Stock prices usually reflect underlying value. But stocks can also be affected by things like summer vacations among hedge fund managers, or by late-December window-dressing by mutual-fund managers who want to have the hot performers in their portfolio at year's end. Brian Belski, chief investment strategist at Oppenheimer, tells TIME's John Curran why these seasonal tea leaves are now bullish.
What are seasonal stock-market patterns pointing toward?

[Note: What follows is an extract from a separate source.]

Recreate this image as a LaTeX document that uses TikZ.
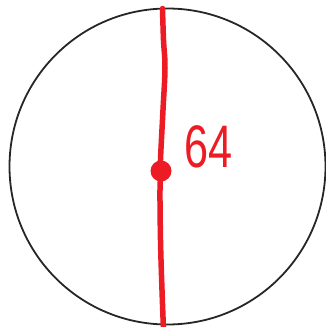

Right now investors have a tremendous amount of doubt with respect to the stock market. With the economy just coming out of recession and stocks up more than 40% from the lows, people are thinking, 'It's gotta correct, it's gotta correct.' But historically, it doesn't have to correct, and that's what these seasonal patterns show following big runs in the summertime, the stock market does not, on average, turn negative in the fall.
But traditionally September is known for being a lousy month for stocks, right?
We've experienced in the last 25 to 30 years pretty sizable corrections in the fall, whether it's September or October. We saw it in 1929, but more recently in 1987, and in '97 and '98 as well. Even when there's not a big sell-off, it's not a good month. In fact, since 1942, September has been the most negative month in the stock-market year, exhibiting on average a 0.5% negative return. That's the seasonal pattern most people think of when heading into the fall. But there have been noticeable changes in summer seasonal patterns since 1994.
The summer months since 1994 have tended to show weakening performance as the summer wears on. We believe this has to do with an increasing trend toward longer summer vacations among the Wall Street set. Also, we are a global market today, and lengthy summer vacations are popular in many corners of the world.
But this summer the stock market has rallied.
Precisely, and that goes against the seasonal pattern that has been in effect. If you go back and look at other times when that has happened in the last 15 years a positive stock market during the summer the results show that the stock market also has a positive September and keeps strengthening throughout the rest of the year.
So there's good seasonal karma right through December?
In this seasonal scenario, December actually turns in the strongest performance, on average. There's a bit of seasonality to that too, since in a rising market you will typically see mutual-fund managers rush to add hot stocks to their portfolio at the end of the year so it shows up in their portfolio statements. There's much more performance pressure on money managers today than there used to be.